Objectives: We sought to uncover heterogeneity within the blood compartment both across and within age groups among prevalent cancer-free participants, but who in some cases have gone on to develop incident cancers, to define axes of variation in healthy states which may be prognostic for future cancer outcomes.

Methods: We conducted single cell RNA sequencing (scRNAseq), whole genome sequencing, and epigenomic sequencing (ATAC-seq) of whole blood from ~400 individuals in the Ontario Health Study (OHS), who were stratified by age (young <45 years, aged >65 years) and the Intermountain Risk Score (low-risk, high-risk), which is correlated with all-cause mortality. These stratifications defined four quadrants of participants, including young low-risk, young high-risk, aged low-risk, and aged high-risk, with no participants having prevalent conditions. We defined cell type-specific gene expression modules using Hotspot and scored pseudobulk profiles across age and risk in both OHS and replicated these findings in a separate longitudinal scRNAseq cohort - the Sound Life Cohort. Finally, we associated gene module enrichment with the number of somatic point variants called within each cell type.

Results: We discovered differentially expressed genes (DEGs) in a cell type-specific manner, comparing low-risk vs high-risk groups in both young and aged participants. 21 cell type-specific gene expression modules were identified across the hematopoietic hierarchy, of which a metabolism-related module classified a subtype of Naive T cells and included genes such as PHGDH, ANTKMT, and NT5E, was upregulated in young samples (p=2.23e-30, Wilcoxon rank-sum test). In the Sound Life cohort, the same Naive T cell metabolism-related module enrichment trended towards an increase in young compared to aged individuals across the sampling years 2020-2022, with a significant difference in 2021 (p=0.020, Wilcoxon rank-sum test). A separate module in B cells involved in transcriptional regulation with genes such as TLE4, CPEB4, and GATAD1 was significantly upregulated in low-risk individuals (p=0.014, Wilcoxon rank-sum test). Gene module enrichment was positively associated with cell type-specific somatic mutation burden, for certain B cell, CD14 monocyte, Naive T cell, and NK cell modules, while mutation burden was negatively associated with other CD14 monocyte, Naive T cell, and NK cell modules. 
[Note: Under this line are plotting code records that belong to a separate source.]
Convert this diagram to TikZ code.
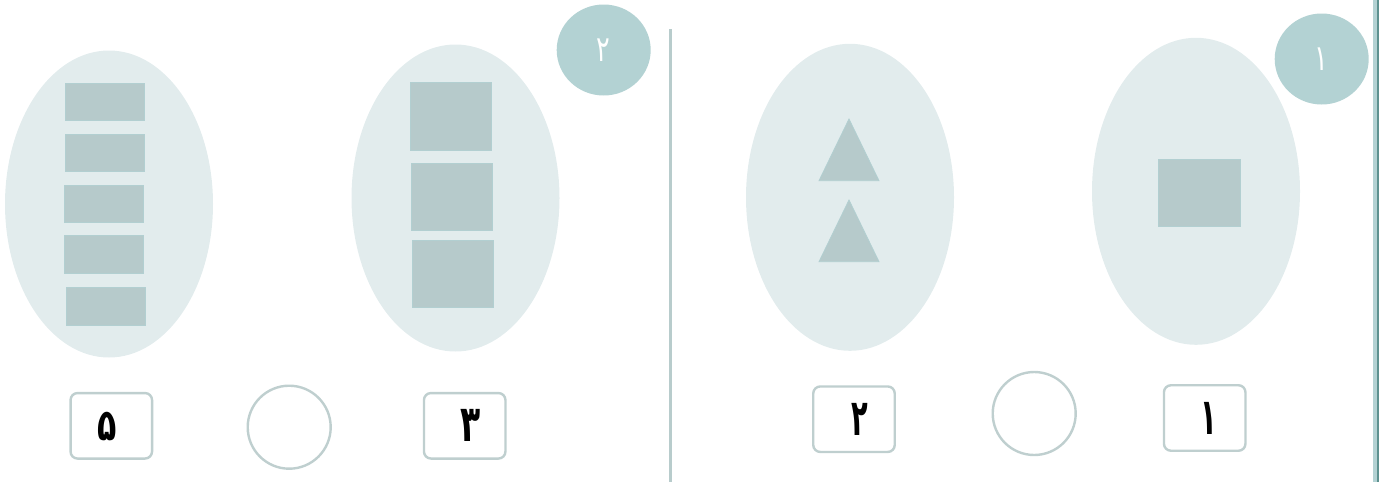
\documentclass[tikz,border=0pt]{standalone}
\usepackage{fontspec}
\usepackage{graphicx}
\usetikzlibrary{shapes.geometric}
\newfontfamily\digitfont[Script=Arabic]{DejaVu Sans}
\definecolor{ovalfill}{HTML}{E2ECED}
\definecolor{shapefill}{HTML}{B6CACB}
\definecolor{shapeedge}{HTML}{B2CFD1}
\definecolor{badgefill}{HTML}{B3D2D3}
\definecolor{boxedge}{HTML}{BFCFCF}
\definecolor{divider}{HTML}{B8CCCC}
\definecolor{edgedark}{HTML}{5E9290}
\newcommand{\boxdigit}[3]{\scalebox{#1}[#2]{\digitfont\bfseries\fontsize{44}{44}\selectfont #3}}
\newcommand{\badgedigit}[1]{\scalebox{0.75}[1.05]{\digitfont\fontsize{34}{34}\selectfont #1}}
\tikzset{
  oval/.style={ellipse, fill=ovalfill, draw=none, inner sep=0pt, minimum width=208pt, minimum height=307pt},
  block/.style={rectangle, fill=shapefill, draw=shapeedge, line width=0.8pt, inner sep=0pt},
  tri/.style={fill=shapefill, draw=shapeedge, line width=0.8pt, line join=miter},
  badge/.style={ellipse, fill=badgefill, draw=none, inner sep=0pt, minimum width=94pt, minimum height=91pt},
  badgetext/.style={text=white, inner sep=0pt},
  numbox/.style={rectangle, rounded corners=7pt, draw=boxedge, line width=2.4pt, fill=white, inner sep=0pt, minimum width=81.5pt, minimum height=65.5pt},
  numtext/.style={inner sep=0pt, text=black},
  answer/.style={circle, draw=boxedge, line width=2.4pt, fill=white, inner sep=0pt, minimum size=83pt}
}
\begin{document}
\begin{tikzpicture}[x=1pt,y=-1pt]
\useasboundingbox (0,0) rectangle (1379,482);
% right edge strip
\fill[badgefill] (1373.3,0) rectangle (1377,482);
\fill[edgedark] (1377,0) rectangle (1379,482);
% divider
\draw[divider, line width=3pt] (670.7,29) -- (670.7,482);

% ovals
\node[oval] (o1) at (109,204) {};
\node[oval] (o2) at (455.5,198) {};
\node[oval] (o3) at (850,197.3) {};
\node[oval] (o4) at (1196,191.3) {};

% badges
\node[badge] (b2) at (603.7,50) {};
\node[badgetext] (b2t) at (b2.center) {\badgedigit{۲}};
\node[badge] (b1) at (1321.7,59) {};
\node[badgetext] (b1t) at (b1.center) {\badgedigit{۱}};

% five bars
\node[block, minimum width=79pt, minimum height=37.5pt] (r51) at (104.5,102.1) {};
\node[block, minimum width=79pt, minimum height=37.5pt] (r52) at (104.5,152.9) {};
\node[block, minimum width=79pt, minimum height=37.5pt] (r53) at (104.2,203.8) {};
\node[block, minimum width=79pt, minimum height=37.5pt] (r54) at (104.2,254.5) {};
\node[block, minimum width=79pt, minimum height=37.5pt] (r55) at (106.2,306.5) {};

% three squares
\node[block, minimum width=81pt, minimum height=67.3pt] (r31) at (451.2,116.3) {};
\node[block, minimum width=81pt, minimum height=67.3pt] (r32) at (452.2,196.7) {};
\node[block, minimum width=81pt, minimum height=67.3pt] (r33) at (452.8,273.7) {};

% two triangles
\draw[tri] (849,119) -- (879,180.7) -- (819,180.7) -- cycle;
\draw[tri] (849,200) -- (879,261.7) -- (819,261.7) -- cycle;

% one square
\node[block, minimum width=81.7pt, minimum height=67.7pt] (r11) at (1199.2,192.9) {};

% answer boxes
\node[numbox] (n5) at (111.3,425.8) {};
\node[numtext] (n5t) at ([xshift=-4.5pt,yshift=-1pt]n5.center) {\boxdigit{0.72}{1.0}{۵}};
\node[answer] (c2) at (289.2,427.2) {};
\node[numbox] (n3) at (464.7,425.8) {};
\node[numtext] (n3t) at ([xshift=6pt]n3.center) {\boxdigit{0.75}{1.15}{۳}};
\node[numbox] (n2) at (854,419.2) {};
\node[numtext] (n2t) at ([xshift=6pt]n2.center) {\boxdigit{0.62}{1.15}{۲}};
\node[answer] (c1) at (1034.2,413.5) {};
\node[numbox] (n1) at (1204.7,418) {};
\node[numtext] (n1t) at ([xshift=4.6pt]n1.center) {\boxdigit{0.62}{1.15}{۱}};
\end{tikzpicture}
\end{document}
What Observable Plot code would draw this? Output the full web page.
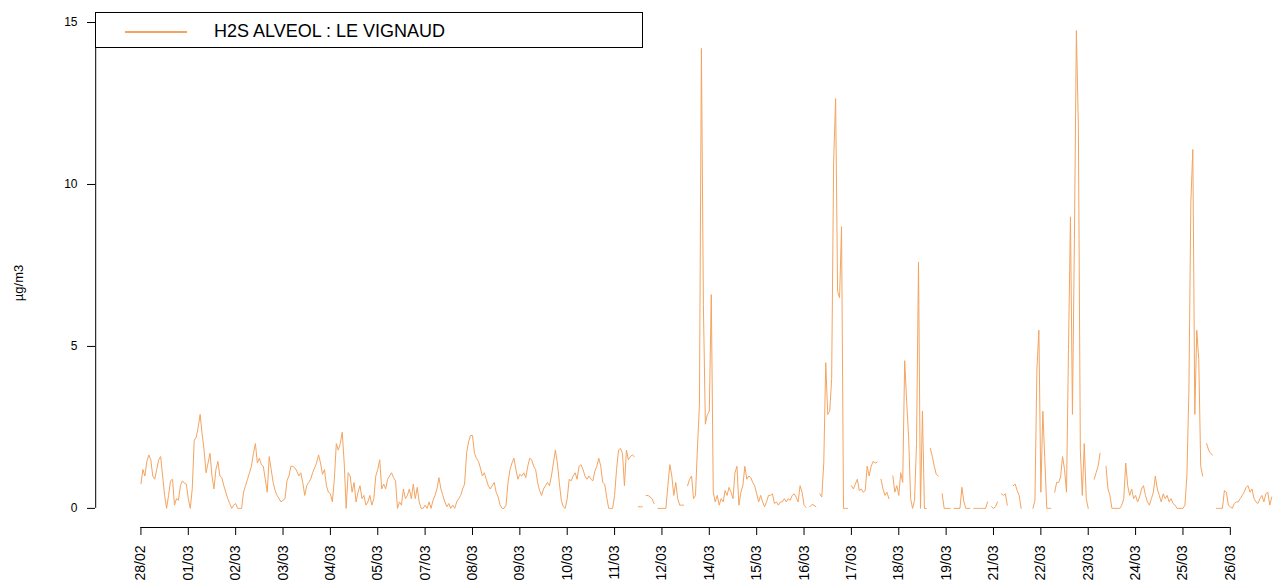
<!DOCTYPE html>
<html>
<head>
<meta charset="utf-8">
<script src="https://cdn.jsdelivr.net/npm/d3@7"></script>
<script src="https://cdn.jsdelivr.net/npm/@observablehq/plot@0.6"></script>
<style>
  body { margin: 0; background: #fff; font-family: "Liberation Sans", Arial, sans-serif; }
  #wrap { position: relative; width: 1273px; height: 587px; overflow: hidden; }
  #legend { position: absolute; left: 95px; top: 12px; width: 548px; height: 36px; border: 1px solid #000; box-sizing: border-box; background: #fff; }
  #legend .sw { position: absolute; left: 29px; top: 18px; width: 62px; height: 2px; }
  #legend .tx { position: absolute; left: 118px; top: 8px; font-size: 18px; line-height: 20px; color: #000; white-space: nowrap; }
  #ylab { position: absolute; left: 18px; top: 283px; transform: translate(-50%, -50%) rotate(-90deg); font-size: 13px; color: #000; white-space: nowrap; }
</style>
</head>
<body>
<div id="wrap">
  <div id="chart"></div>
  <div id="legend"><div class="sw"></div><div class="tx"></div></div>
  <div id="ylab"></div>
</div>
<script>
// Series name, unit, colour
const seriesName = "H2S ALVEOL : LE VIGNAUD";
const unitLabel = "µg/m3";
const lineColor = "#F4A460";

// Tick labels (one every 24 samples)
const tickLabels = ["28/02","01/03","02/03","03/03","04/03","05/03","07/03","08/03","09/03","10/03","11/03","12/03",
                    "14/03","15/03","16/03","17/03","18/03","19/03","21/03","22/03","23/03","24/03","25/03","26/03"];
const samplesPerTick = 24;
const yTicks = [0, 5, 10, 15];

// Hourly values (µg/m3), one array per tick interval; null = missing
const v2802 = [0.76,1.2,1.0,1.45,1.65,1.5,1.0,0.9,1.2,1.5,1.6,1.0,0.4,0.0,0.4,0.85,0.9,0.1,0.3,0.25,0.7,0.85,0.78,0.75];
const v0103 = [0.3,0.0,0.6,2.1,2.2,2.5,2.9,2.3,1.8,1.1,1.4,1.7,1.0,0.6,1.2,1.45,1.0,0.95,0.7,0.5,0.3,0.15,0.0,0.1];
const v0203 = [0.15,0.0,0.0,0.0,0.5,0.7,0.9,1.1,1.3,1.7,2.0,1.4,1.55,1.35,1.3,0.9,0.5,1.6,1.2,0.8,0.55,0.4,0.3,0.2];
const v0303 = [0.25,0.3,0.85,1.0,1.3,1.3,1.25,1.15,1.0,1.1,0.8,0.4,0.7,0.8,0.9,1.1,1.25,1.4,1.65,1.4,1.05,1.2,0.7,0.5];
const v0403 = [0.45,0.2,0.9,2.0,1.8,2.0,2.35,1.4,0.0,1.1,1.0,0.5,0.8,0.2,0.5,0.7,0.3,0.4,0.1,0.2,0.4,0.1,0.3,1.0];
const v0503 = [1.2,1.5,0.6,0.75,0.6,0.9,1.0,1.1,0.95,0.85,0.0,0.2,0.1,0.6,0.3,0.4,0.6,0.3,0.75,0.3,0.65,0.2,0.0,0.0];
const v0703 = [0.1,0.0,0.2,0.0,0.25,0.4,0.6,0.95,0.6,0.4,0.2,0.05,0.15,0.0,0.1,0.0,0.2,0.3,0.4,0.6,0.75,1.7,2.05,2.25];
const v0803 = [2.25,1.7,1.55,1.45,1.25,1.0,1.1,0.9,0.7,0.6,0.7,0.8,0.5,0.35,0.1,0.0,0.0,0.1,0.8,1.2,1.4,1.55,1.2,0.9];
const v0903 = [1.05,1.0,1.1,0.95,1.3,1.55,1.5,1.3,1.2,0.8,0.55,0.4,0.6,0.7,0.8,0.7,1.0,1.4,1.8,1.4,0.8,0.25,0.05,0.0];
const v1003 = [0.3,0.9,0.85,1.0,1.1,0.9,1.3,1.35,1.2,1.0,0.9,1.0,0.9,0.85,1.15,1.3,1.55,1.3,0.8,0.75,0.35,0.0,0.0,0.0];
const v1103 = [0.4,1.2,1.8,1.85,1.7,0.7,1.8,1.5,1.6,1.65,1.6,null,0.05,0.05,0.05,null,0.4,0.4,0.35,0.3,0.15,null,0,0];
const v1203 = [0,0,0,0.7,1.35,1.0,0.4,0.8,0.3,0.1,0.1,0.1,null,0.7,0.9,1.0,0.3,0.4,1.9,3.2,14.2,6.3,2.6,2.9];
const v1403 = [3.0,6.6,0.5,0.2,0.4,0.1,0.3,0.2,0.55,0.4,0.65,0.5,0.3,1.1,1.3,0.1,0.5,0.7,1.3,0.9,1.0,0.95,0.8,0.7];
const v1503 = [0.45,0.2,0.4,0.2,0.05,0.2,0.4,0.4,0.45,0.15,0.2,0.1,0.2,0.2,0.3,0.2,0.3,0.25,0.4,0.45,0.35,0.2,0.7,0.5];
const v1603 = [0.1,0.03,null,0.05,0.12,0.1,0.05,null,0.45,0.35,1.4,4.5,2.9,3.0,4.0,10.7,12.65,6.7,6.5,8.7,0.0,0.0,0.0,null];
const v1703 = [0.7,0.6,0.75,0.9,0.55,0.6,0.5,0.55,1.3,1.0,1.3,1.45,1.4,1.43,null,0.9,0.6,0.4,0.5,0.3,null,1.0,0.5,0.7];
const v1803 = [0.4,1.1,0.8,4.56,3.3,2.2,0.3,0.0,0.25,2.0,7.6,0.0,3.0,0.0,0.0,null,1.85,1.6,1.3,1.05,1.0,null,0.45,0.0];
const v1903 = [0,0,0,null,0,0,0,0,0.65,0.2,0,0,0,null,0,0,0,0,0,0,0,0.2,null,0.05];
const v2103 = [0.0,0.05,0.2,null,0.45,0.4,0.45,0.1,null,null,0.7,0.75,0.55,0.4,0.0,null,null,null,null,null,0.0,0.25,4.3,5.5];
const v2203 = [0.5,3.0,1.5,0.0,0.0,0.0,null,0.5,0.8,0.8,0.97,1.6,1.2,0.5,4.9,9.0,2.9,8.3,14.75,11.8,1.8,0.4,2.0,0.3];
const v2303 = [0.0,null,null,0.9,1.1,1.3,1.7,null,null,1.3,0.6,0.4,0.0,0.0,0.0,0.0,0.0,0.1,0.3,1.4,0.7,0.4,0.6,0.3];
const v2403 = [0.4,0.2,0.35,0.6,0.7,0.4,0.2,0.1,0.3,0.5,1.0,0.6,0.4,0.2,0.45,0.3,0.4,0.2,0.3,0.15,0.1,0.0,0.0,0.0];
const v2503 = [0.0,0.1,1.0,3.6,9.45,11.08,2.9,5.5,4.6,1.3,1.0,null,2.0,1.8,1.7,1.65,null,0.0,0.0,0.0,0.0,0.55,0.5,0.1];
const v2603 = [0.05,0.0,0.15,0.2,0.2,0.3,0.4,0.5,0.65,0.7,0.5,0.6,0.3,0.2,0.15,0.3,0.4,0.2,0.45,0.5,0.1,0.35];

const values = [].concat(v2802,v0103,v0203,v0303,v0403,v0503,v0703,v0803,v0903,v1003,v1103,v1203,
                         v1403,v1503,v1603,v1703,v1803,v1903,v2103,v2203,v2303,v2403,v2503,v2603);

const data = values.map((v, i) => ({t: i, v: v == null ? NaN : v}));
const n = values.length;
const tickPos = tickLabels.map((_, k) => k * samplesPerTick);

// R-style 4% axis extension
const padX = 0.04 * (n - 1);
const xDomain = [-padX, n - 1 + padX];
const yMax = d3.max(values);
const padY = 0.04 * yMax;
const yDomain = [-padY, yMax + padY];

const chart = Plot.plot({
  width: 1273,
  height: 587,
  marginLeft: 95,
  marginRight: 0,
  marginTop: 11,
  marginBottom: 60,
  style: {fontFamily: "'Liberation Sans', Arial, sans-serif", fontSize: "12px", color: "#000", background: "#fff"},
  x: {domain: xDomain, range: [95.2, 1316.5]},
  y: {domain: yDomain, range: [527, 11]},
  marks: [
    Plot.lineY(data, {x: "t", y: "v", stroke: lineColor, strokeWidth: 1}),
    Plot.ruleY([yDomain[0]], {x1: tickPos[0], x2: tickPos[tickPos.length - 1], stroke: "#000"}),
    Plot.ruleX([xDomain[0]], {y1: yTicks[0], y2: yTicks[yTicks.length - 1], stroke: "#000"}),
    Plot.axisX({anchor: "bottom", ticks: tickPos, tickFormat: d => tickLabels[Math.round(d / samplesPerTick)],
                tickSize: 8, tickPadding: 10, tickRotate: -90, fontSize: 14, label: null, stroke: "#000"}),
    Plot.axisY({anchor: "left", ticks: yTicks, tickSize: 8, tickPadding: 10, fontSize: 12, label: null, stroke: "#000"})
  ]
});
document.getElementById("chart").appendChild(chart);
document.querySelector("#legend .sw").style.background = lineColor;
document.querySelector("#legend .tx").textContent = seriesName;
document.getElementById("ylab").textContent = unitLabel;
</script>
</body>
</html>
Conclusions: Here, we uncovered signatures defining abnormal blood profiles as well as aging across immune cell types in a pre-disease setting, and present molecular vignettes from which parallel hypotheses could be drawn about cancer initiation. These signatures may be leveraged for transcriptome-based risk stratification for cancer incidence using blood, an easily accessible, dynamic tissue amenable to population-wide sampling.